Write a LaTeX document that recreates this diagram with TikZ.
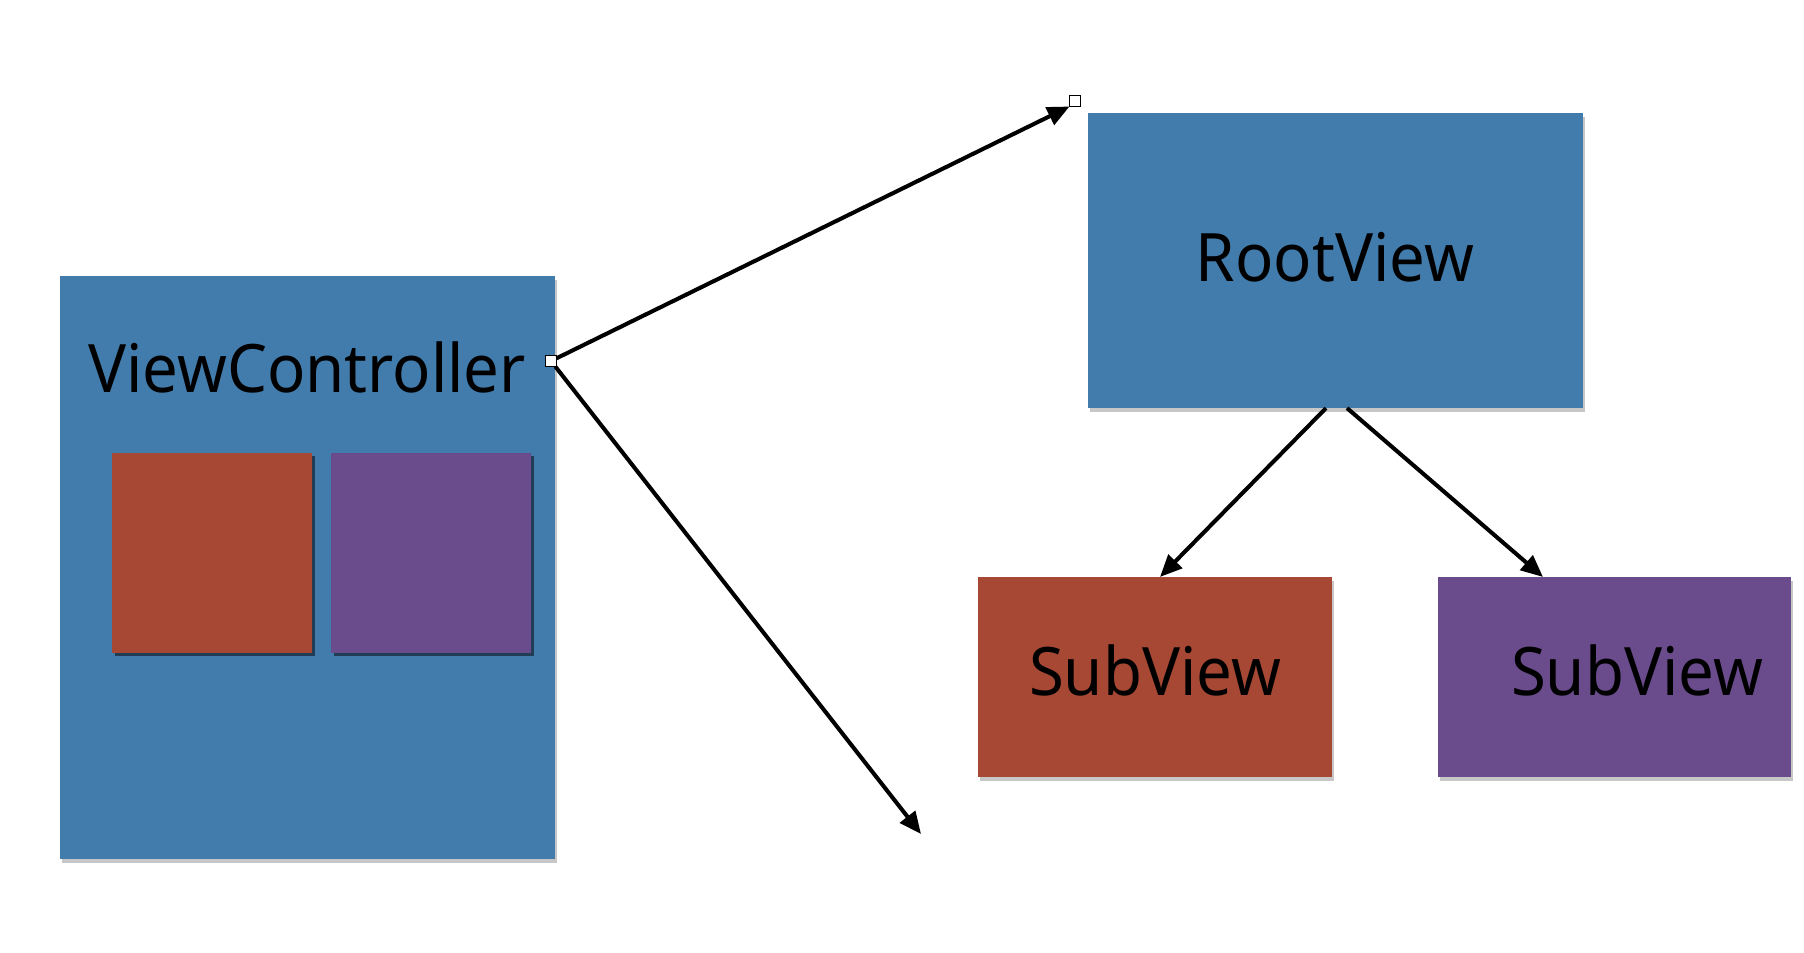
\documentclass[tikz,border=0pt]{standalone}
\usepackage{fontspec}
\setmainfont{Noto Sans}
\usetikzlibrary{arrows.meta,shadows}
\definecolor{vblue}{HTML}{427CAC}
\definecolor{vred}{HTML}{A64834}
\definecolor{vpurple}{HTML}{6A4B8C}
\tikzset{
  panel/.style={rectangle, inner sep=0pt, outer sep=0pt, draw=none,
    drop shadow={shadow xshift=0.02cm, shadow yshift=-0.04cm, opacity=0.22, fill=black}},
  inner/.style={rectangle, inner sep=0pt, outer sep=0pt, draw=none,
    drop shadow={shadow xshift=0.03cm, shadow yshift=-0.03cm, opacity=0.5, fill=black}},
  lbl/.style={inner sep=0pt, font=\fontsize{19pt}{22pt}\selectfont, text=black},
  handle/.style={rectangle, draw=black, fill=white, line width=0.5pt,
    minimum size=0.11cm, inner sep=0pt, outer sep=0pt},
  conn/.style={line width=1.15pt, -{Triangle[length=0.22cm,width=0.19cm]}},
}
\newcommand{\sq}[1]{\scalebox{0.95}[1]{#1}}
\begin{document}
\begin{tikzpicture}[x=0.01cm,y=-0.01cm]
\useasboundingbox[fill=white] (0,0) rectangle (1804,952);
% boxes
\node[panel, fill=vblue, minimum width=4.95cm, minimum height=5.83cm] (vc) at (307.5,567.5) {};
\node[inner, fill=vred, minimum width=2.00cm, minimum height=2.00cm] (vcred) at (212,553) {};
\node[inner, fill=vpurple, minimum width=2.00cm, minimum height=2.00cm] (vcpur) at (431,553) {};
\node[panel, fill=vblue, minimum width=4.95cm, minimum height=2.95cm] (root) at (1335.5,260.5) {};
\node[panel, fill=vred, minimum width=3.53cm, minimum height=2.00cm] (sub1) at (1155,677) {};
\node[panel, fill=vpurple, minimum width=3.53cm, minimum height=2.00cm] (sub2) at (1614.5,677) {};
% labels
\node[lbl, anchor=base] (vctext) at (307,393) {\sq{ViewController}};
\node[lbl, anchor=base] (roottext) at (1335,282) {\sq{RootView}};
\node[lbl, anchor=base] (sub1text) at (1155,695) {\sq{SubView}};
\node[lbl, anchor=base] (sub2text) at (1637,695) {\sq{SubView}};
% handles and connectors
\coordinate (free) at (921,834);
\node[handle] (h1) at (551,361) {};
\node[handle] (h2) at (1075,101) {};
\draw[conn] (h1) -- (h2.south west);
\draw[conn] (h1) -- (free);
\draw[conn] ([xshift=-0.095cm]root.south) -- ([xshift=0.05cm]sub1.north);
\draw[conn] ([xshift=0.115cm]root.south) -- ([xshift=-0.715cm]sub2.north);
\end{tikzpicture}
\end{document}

++++++++++

Given instruction:
Working from the lines above, reproduce the material exactly and exclude its pictures.

Solution below:
Write a LaTeX document that recreates this diagram with TikZ.
\documentclass[tikz,border=0pt]{standalone}
\usepackage{fontspec}
\setmainfont{Noto Sans}
\usetikzlibrary{arrows.meta,shadows}
\definecolor{vblue}{HTML}{427CAC}
\definecolor{vred}{HTML}{A64834}
\definecolor{vpurple}{HTML}{6A4B8C}
\tikzset{
  panel/.style={rectangle, inner sep=0pt, outer sep=0pt, draw=none,
    drop shadow={shadow xshift=0.02cm, shadow yshift=-0.04cm, opacity=0.22, fill=black}},
  inner/.style={rectangle, inner sep=0pt, outer sep=0pt, draw=none,
    drop shadow={shadow xshift=0.03cm, shadow yshift=-0.03cm, opacity=0.5, fill=black}},
  lbl/.style={inner sep=0pt, font=\fontsize{19pt}{22pt}\selectfont, text=black},
  handle/.style={rectangle, draw=black, fill=white, line width=0.5pt,
    minimum size=0.11cm, inner sep=0pt, outer sep=0pt},
  conn/.style={line width=1.15pt, -{Triangle[length=0.22cm,width=0.19cm]}},
}
\newcommand{\sq}[1]{\scalebox{0.95}[1]{#1}}
\begin{document}
\begin{tikzpicture}[x=0.01cm,y=-0.01cm]
\useasboundingbox[fill=white] (0,0) rectangle (1804,952);
% boxes
\node[panel, fill=vblue, minimum width=4.95cm, minimum height=5.83cm] (vc) at (307.5,567.5) {};
\node[inner, fill=vred, minimum width=2.00cm, minimum height=2.00cm] (vcred) at (212,553) {};
\node[inner, fill=vpurple, minimum width=2.00cm, minimum height=2.00cm] (vcpur) at (431,553) {};
\node[panel, fill=vblue, minimum width=4.95cm, minimum height=2.95cm] (root) at (1335.5,260.5) {};
\node[panel, fill=vred, minimum width=3.53cm, minimum height=2.00cm] (sub1) at (1155,677) {};
\node[panel, fill=vpurple, minimum width=3.53cm, minimum height=2.00cm] (sub2) at (1614.5,677) {};
% labels
\node[lbl, anchor=base] (vctext) at (307,393) {\sq{ViewController}};
\node[lbl, anchor=base] (roottext) at (1335,282) {\sq{RootView}};
\node[lbl, anchor=base] (sub1text) at (1155,695) {\sq{SubView}};
\node[lbl, anchor=base] (sub2text) at (1637,695) {\sq{SubView}};
% handles and connectors
\coordinate (free) at (921,834);
\node[handle] (h1) at (551,361) {};
\node[handle] (h2) at (1075,101) {};
\draw[conn] (h1) -- (h2.south west);
\draw[conn] (h1) -- (free);
\draw[conn] ([xshift=-0.095cm]root.south) -- ([xshift=0.05cm]sub1.north);
\draw[conn] ([xshift=0.115cm]root.south) -- ([xshift=-0.715cm]sub2.north);
\end{tikzpicture}
\end{document}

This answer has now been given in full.